_Work to do:_ Produce a word-for-word copy of the listing below without its pictures.

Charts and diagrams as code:
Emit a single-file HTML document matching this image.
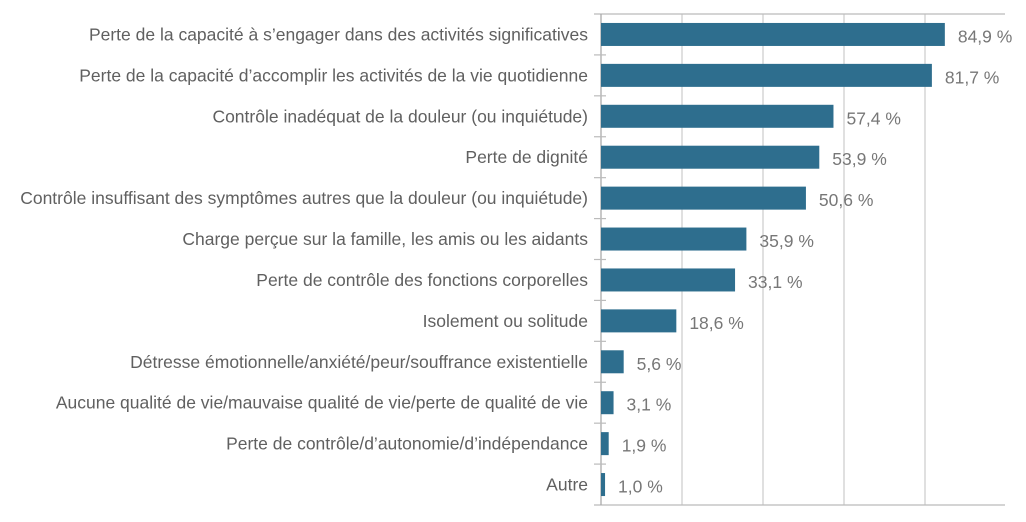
<!DOCTYPE html>
<html><head><meta charset="utf-8"><style>
body{margin:0;background:#fff;width:1026px;height:517px;overflow:hidden}
svg{font-family:"Liberation Sans",sans-serif}
</style></head><body>
<svg id="chart" width="1026" height="517" xmlns="http://www.w3.org/2000/svg"></svg>
<script>
const categories=["Perte de la capacité à s’engager dans des activités significatives","Perte de la capacité d’accomplir les activités de la vie quotidienne","Contrôle inadéquat de la douleur (ou inquiétude)","Perte de dignité","Contrôle insuffisant des symptômes autres que la douleur (ou inquiétude)","Charge perçue sur la famille, les amis ou les aidants","Perte de contrôle des fonctions corporelles","Isolement ou solitude","Détresse émotionnelle/anxiété/peur/souffrance existentielle","Aucune qualité de vie/mauvaise qualité de vie/perte de qualité de vie","Perte de contrôle/d’autonomie/d’indépendance","Autre"];
const values=[84.9,81.7,57.4,53.9,50.6,35.9,33.1,18.6,5.6,3.1,1.9,1.0];
const valueLabels=["84,9 %","81,7 %","57,4 %","53,9 %","50,6 %","35,9 %","33,1 %","18,6 %","5,6 %","3,1 %","1,9 %","1,0 %"];
const gridTicks=[20,40,60,80];
const svg=document.getElementById('chart');const NS='http://www.w3.org/2000/svg';
const x0=601,pxPer=4.05,topY=14,bottomY=505;const band=(bottomY-topY)/categories.length;
const X=v=>x0+v*pxPer;const Y=i=>topY+band*i;
function mk(t,a,txt){const el=document.createElementNS(NS,t);for(const k in a)el.setAttribute(k,a[k]);if(txt!=null)el.textContent=txt;svg.appendChild(el);return el;}
let e;
gridTicks.forEach(g=>{e=mk('line',{x1:X(g),x2:X(g),y1:topY,y2:bottomY,stroke:'#cfcfcf','stroke-width':1.3});

});
e=mk('line',{x1:594,x2:1005,y1:topY,y2:topY,stroke:'#bbb','stroke-width':1.3});


e=mk('line',{x1:594,x2:1005,y1:bottomY,y2:bottomY,stroke:'#bbb','stroke-width':1.3});


e=mk('line',{x1:x0,x2:x0,y1:topY,y2:bottomY,stroke:'#aaa','stroke-width':1.3});


for(let i=1;i<categories.length;i++){e=mk('line',{x1:594,x2:606,y1:Y(i),y2:Y(i),stroke:'#bbb','stroke-width':1.2});

}
categories.forEach((c,i)=>{const cy=Y(i)+band/2;
e=mk('rect',{x:x0,y:cy-11.5,width:values[i]*pxPer,height:23,fill:'#2e6e8e'});


e=mk('text',{x:588,y:cy+6,'text-anchor':'end','font-size':17.5,fill:'#606060'},c);


e=mk('text',{x:X(values[i])+13,y:cy+8,'font-size':17.5,fill:'#777'},valueLabels[i]);

});
</script></body></html>
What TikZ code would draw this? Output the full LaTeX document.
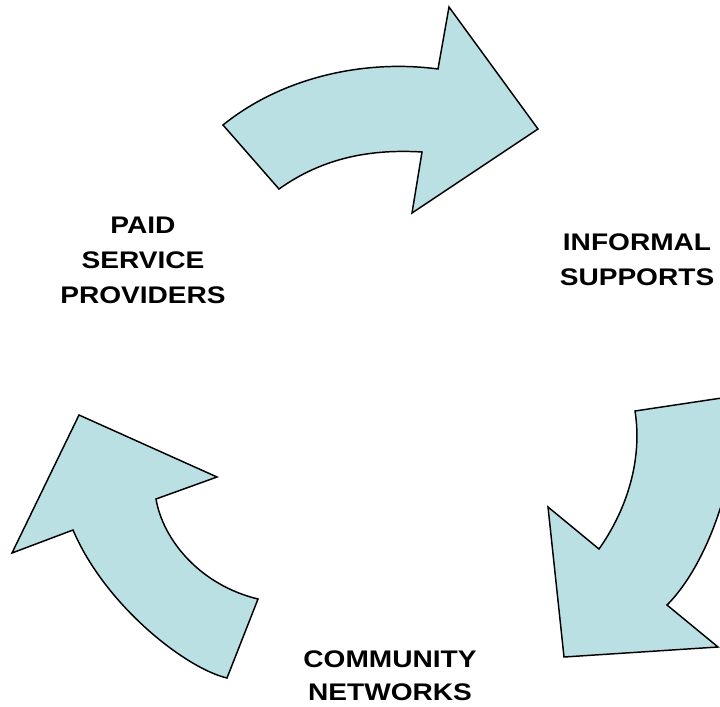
\documentclass[tikz,border=0pt]{standalone}
\usepackage{fontspec}
\newfontfamily\lblfont{Liberation Sans}[FakeStretch=1.17]
\definecolor{arrowfill}{RGB}{187,224,227}
\tikzset{
  cyclearrow/.style={draw=black, line width=1.1pt, fill=arrowfill, line join=miter},
  lbl/.style={inner sep=0pt, align=center, anchor=north, font=\lblfont\bfseries\fontsize{18}{26.25}\selectfont}
}
\begin{document}
\begin{tikzpicture}[x=0.75pt,y=-0.75pt]
\useasboundingbox (0,0) rectangle (720,706);
\clip (0,0) rectangle (720,706);
% top arrow
\draw[cyclearrow] (223,125) .. controls (281,78) and (363,59) .. (438,69) -- (449,7) -- (538,129) -- (412,213) -- (422,152) .. controls (372,149) and (324,157) .. (279,189) -- cycle;
% right arrow
\draw[cyclearrow] (635,411) -- (735,396) .. controls (742,460) and (712,560) .. (667,605) -- (718,647) -- (564,657) -- (548,507) -- (599,549) .. controls (630,505) and (642,455) .. (635,411) -- cycle;
% left arrow
\draw[cyclearrow] (79,415) -- (217,477) -- (156,499) .. controls (163,540) and (200,585) .. (258,599) -- (227,678) .. controls (185,668) and (105,605) .. (73,530) -- (12,553) -- cycle;
% labels
\node[lbl] (paid) at (143,217) {PAID\\SERVICE\\PROVIDERS};
\node[lbl] (informal) at (637,233) {INFORMAL\\SUPPORTS};
\node[lbl, font=\lblfont\bfseries\fontsize{18}{24.75}\selectfont] (community) at (390,650) {COMMUNITY\\NETWORKS};
\end{tikzpicture}
\end{document}
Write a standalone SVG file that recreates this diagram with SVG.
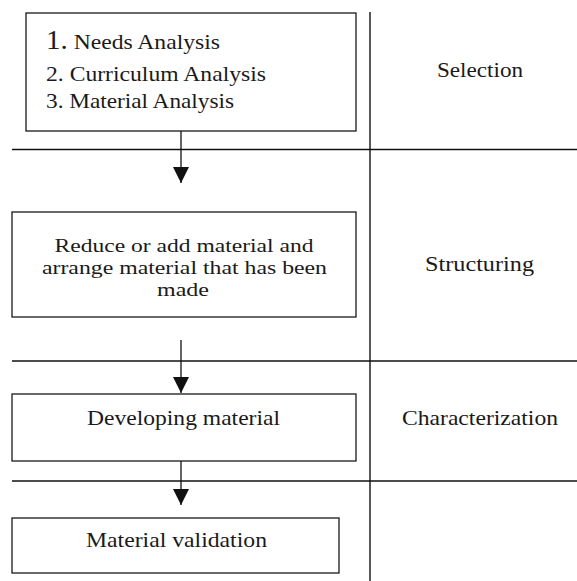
<svg xmlns="http://www.w3.org/2000/svg" width="577" height="581" viewBox="0 0 577 581">
<style>
.box{fill:#fff;stroke:#1a1a1a;stroke-width:1.3}
.grid{stroke:#111;stroke-width:1.4;fill:none}
.conn{stroke:#111;stroke-width:1.3;fill:none}
text{font-family:'Liberation Serif',serif;font-size:22px;fill:#1a1a1a}
.c{text-anchor:middle}
.m{font-size:19px}
</style>
<defs>
<marker id="ah" viewBox="0 0 16 16" refX="16" refY="8" markerWidth="16" markerHeight="16" markerUnits="userSpaceOnUse" orient="auto">
<path d="M0,0 L16,8 L0,16 z" fill="#111"/>
</marker>
</defs>
<g id="grid">
<line class="grid" x1="370" y1="12" x2="370" y2="581"/>
<line class="grid" x1="12" y1="149.5" x2="577" y2="149.5"/>
<line class="grid" x1="12" y1="361" x2="577" y2="361"/>
<line class="grid" x1="12" y1="481" x2="577" y2="481"/>
</g>
<g id="labels">
<text id="selection" class="c" x="480" y="77" textLength="86" lengthAdjust="spacingAndGlyphs">Selection</text>
<text id="structuring" class="c" x="479.5" y="271" textLength="109" lengthAdjust="spacingAndGlyphs">Structuring</text>
<text id="characterization" class="c" x="480" y="425" textLength="156" lengthAdjust="spacingAndGlyphs">Characterization</text>
</g>
<g id="n1">
<rect class="box" x="26" y="13" width="330" height="118"/>
<text x="46" y="49" textLength="174" lengthAdjust="spacingAndGlyphs"><tspan font-size="27">1.</tspan> Needs Analysis</text>
<text x="46" y="81" textLength="220" lengthAdjust="spacingAndGlyphs">2. Curriculum Analysis</text>
<text x="46" y="108" textLength="188" lengthAdjust="spacingAndGlyphs">3. Material Analysis</text>
</g>
<g id="n2">
<rect class="box" x="12" y="212" width="344" height="105"/>
<text class="c m" x="184" y="252" textLength="259" lengthAdjust="spacingAndGlyphs">Reduce or add material and</text>
<text class="c m" x="184.5" y="274" textLength="285" lengthAdjust="spacingAndGlyphs">arrange material that has been</text>
<text class="c m" x="183" y="296" textLength="52" lengthAdjust="spacingAndGlyphs">made</text>
</g>
<g id="n3">
<rect class="box" x="12" y="394" width="344" height="67"/>
<text class="c" x="183.5" y="425" textLength="193" lengthAdjust="spacingAndGlyphs">Developing material</text>
</g>
<g id="n4">
<rect class="box" x="12" y="518" width="327" height="55"/>
<text class="c" x="176.5" y="547" textLength="181" lengthAdjust="spacingAndGlyphs">Material validation</text>
</g>
<g id="connectors">
<line class="conn" x1="181" y1="131" x2="181" y2="183" marker-end="url(#ah)"/>
<line class="conn" x1="181" y1="340" x2="181" y2="393" marker-end="url(#ah)"/>
<line class="conn" x1="181" y1="461" x2="181" y2="505" marker-end="url(#ah)"/>
</g>
</svg>
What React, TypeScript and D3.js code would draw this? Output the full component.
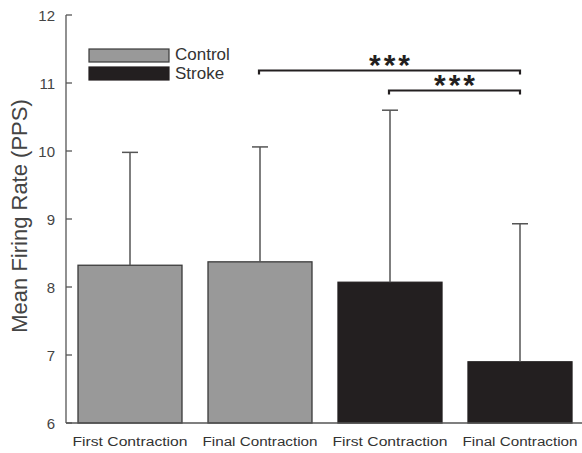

_Solution to the exercise:_
Emit a single-file HTML document matching this image.
<!DOCTYPE html>
<html><head><meta charset="utf-8"><style>
body{margin:0;background:#fff;width:1026px;height:517px;overflow:hidden}
svg{font-family:"Liberation Sans",sans-serif}
</style></head><body>
<svg id="chart" width="1026" height="517" xmlns="http://www.w3.org/2000/svg"></svg>
<script>
const categories=["Perte de la capacité à s’engager dans des activités significatives","Perte de la capacité d’accomplir les activités de la vie quotidienne","Contrôle inadéquat de la douleur (ou inquiétude)","Perte de dignité","Contrôle insuffisant des symptômes autres que la douleur (ou inquiétude)","Charge perçue sur la famille, les amis ou les aidants","Perte de contrôle des fonctions corporelles","Isolement ou solitude","Détresse émotionnelle/anxiété/peur/souffrance existentielle","Aucune qualité de vie/mauvaise qualité de vie/perte de qualité de vie","Perte de contrôle/d’autonomie/d’indépendance","Autre"];
const values=[84.9,81.7,57.4,53.9,50.6,35.9,33.1,18.6,5.6,3.1,1.9,1.0];
const valueLabels=["84,9 %","81,7 %","57,4 %","53,9 %","50,6 %","35,9 %","33,1 %","18,6 %","5,6 %","3,1 %","1,9 %","1,0 %"];
const gridTicks=[20,40,60,80];
const svg=document.getElementById('chart');const NS='http://www.w3.org/2000/svg';
const x0=601,pxPer=4.05,topY=14,bottomY=505;const band=(bottomY-topY)/categories.length;
const X=v=>x0+v*pxPer;const Y=i=>topY+band*i;
function mk(t,a,txt){const el=document.createElementNS(NS,t);for(const k in a)el.setAttribute(k,a[k]);if(txt!=null)el.textContent=txt;svg.appendChild(el);return el;}
let e;
gridTicks.forEach(g=>{e=mk('line',{x1:X(g),x2:X(g),y1:topY,y2:bottomY,stroke:'#cfcfcf','stroke-width':1.3});

});
e=mk('line',{x1:594,x2:1005,y1:topY,y2:topY,stroke:'#bbb','stroke-width':1.3});


e=mk('line',{x1:594,x2:1005,y1:bottomY,y2:bottomY,stroke:'#bbb','stroke-width':1.3});


e=mk('line',{x1:x0,x2:x0,y1:topY,y2:bottomY,stroke:'#aaa','stroke-width':1.3});


for(let i=1;i<categories.length;i++){e=mk('line',{x1:594,x2:606,y1:Y(i),y2:Y(i),stroke:'#bbb','stroke-width':1.2});

}
categories.forEach((c,i)=>{const cy=Y(i)+band/2;
e=mk('rect',{x:x0,y:cy-11.5,width:values[i]*pxPer,height:23,fill:'#2e6e8e'});


e=mk('text',{x:588,y:cy+6,'text-anchor':'end','font-size':17.5,fill:'#606060'},c);


e=mk('text',{x:X(values[i])+13,y:cy+8,'font-size':17.5,fill:'#777'},valueLabels[i]);

});
</script></body></html>
What TikZ code would draw this? Output the full LaTeX document.
\documentclass[tikz,border=0pt]{standalone}
\usepackage{fontspec}
\newfontfamily\lblfont{Liberation Sans}[FakeStretch=1.17]
\definecolor{arrowfill}{RGB}{187,224,227}
\tikzset{
  cyclearrow/.style={draw=black, line width=1.1pt, fill=arrowfill, line join=miter},
  lbl/.style={inner sep=0pt, align=center, anchor=north, font=\lblfont\bfseries\fontsize{18}{26.25}\selectfont}
}
\begin{document}
\begin{tikzpicture}[x=0.75pt,y=-0.75pt]
\useasboundingbox (0,0) rectangle (720,706);
\clip (0,0) rectangle (720,706);
% top arrow
\draw[cyclearrow] (223,125) .. controls (281,78) and (363,59) .. (438,69) -- (449,7) -- (538,129) -- (412,213) -- (422,152) .. controls (372,149) and (324,157) .. (279,189) -- cycle;
% right arrow
\draw[cyclearrow] (635,411) -- (735,396) .. controls (742,460) and (712,560) .. (667,605) -- (718,647) -- (564,657) -- (548,507) -- (599,549) .. controls (630,505) and (642,455) .. (635,411) -- cycle;
% left arrow
\draw[cyclearrow] (79,415) -- (217,477) -- (156,499) .. controls (163,540) and (200,585) .. (258,599) -- (227,678) .. controls (185,668) and (105,605) .. (73,530) -- (12,553) -- cycle;
% labels
\node[lbl] (paid) at (143,217) {PAID\\SERVICE\\PROVIDERS};
\node[lbl] (informal) at (637,233) {INFORMAL\\SUPPORTS};
\node[lbl, font=\lblfont\bfseries\fontsize{18}{24.75}\selectfont] (community) at (390,650) {COMMUNITY\\NETWORKS};
\end{tikzpicture}
\end{document}
Write a standalone SVG file that recreates this diagram with SVG.
<svg xmlns="http://www.w3.org/2000/svg" width="577" height="581" viewBox="0 0 577 581">
<style>
.box{fill:#fff;stroke:#1a1a1a;stroke-width:1.3}
.grid{stroke:#111;stroke-width:1.4;fill:none}
.conn{stroke:#111;stroke-width:1.3;fill:none}
text{font-family:'Liberation Serif',serif;font-size:22px;fill:#1a1a1a}
.c{text-anchor:middle}
.m{font-size:19px}
</style>
<defs>
<marker id="ah" viewBox="0 0 16 16" refX="16" refY="8" markerWidth="16" markerHeight="16" markerUnits="userSpaceOnUse" orient="auto">
<path d="M0,0 L16,8 L0,16 z" fill="#111"/>
</marker>
</defs>
<g id="grid">
<line class="grid" x1="370" y1="12" x2="370" y2="581"/>
<line class="grid" x1="12" y1="149.5" x2="577" y2="149.5"/>
<line class="grid" x1="12" y1="361" x2="577" y2="361"/>
<line class="grid" x1="12" y1="481" x2="577" y2="481"/>
</g>
<g id="labels">
<text id="selection" class="c" x="480" y="77" textLength="86" lengthAdjust="spacingAndGlyphs">Selection</text>
<text id="structuring" class="c" x="479.5" y="271" textLength="109" lengthAdjust="spacingAndGlyphs">Structuring</text>
<text id="characterization" class="c" x="480" y="425" textLength="156" lengthAdjust="spacingAndGlyphs">Characterization</text>
</g>
<g id="n1">
<rect class="box" x="26" y="13" width="330" height="118"/>
<text x="46" y="49" textLength="174" lengthAdjust="spacingAndGlyphs"><tspan font-size="27">1.</tspan> Needs Analysis</text>
<text x="46" y="81" textLength="220" lengthAdjust="spacingAndGlyphs">2. Curriculum Analysis</text>
<text x="46" y="108" textLength="188" lengthAdjust="spacingAndGlyphs">3. Material Analysis</text>
</g>
<g id="n2">
<rect class="box" x="12" y="212" width="344" height="105"/>
<text class="c m" x="184" y="252" textLength="259" lengthAdjust="spacingAndGlyphs">Reduce or add material and</text>
<text class="c m" x="184.5" y="274" textLength="285" lengthAdjust="spacingAndGlyphs">arrange material that has been</text>
<text class="c m" x="183" y="296" textLength="52" lengthAdjust="spacingAndGlyphs">made</text>
</g>
<g id="n3">
<rect class="box" x="12" y="394" width="344" height="67"/>
<text class="c" x="183.5" y="425" textLength="193" lengthAdjust="spacingAndGlyphs">Developing material</text>
</g>
<g id="n4">
<rect class="box" x="12" y="518" width="327" height="55"/>
<text class="c" x="176.5" y="547" textLength="181" lengthAdjust="spacingAndGlyphs">Material validation</text>
</g>
<g id="connectors">
<line class="conn" x1="181" y1="131" x2="181" y2="183" marker-end="url(#ah)"/>
<line class="conn" x1="181" y1="340" x2="181" y2="393" marker-end="url(#ah)"/>
<line class="conn" x1="181" y1="461" x2="181" y2="505" marker-end="url(#ah)"/>
</g>
</svg>
What React, TypeScript and D3.js code would draw this? Output the full component.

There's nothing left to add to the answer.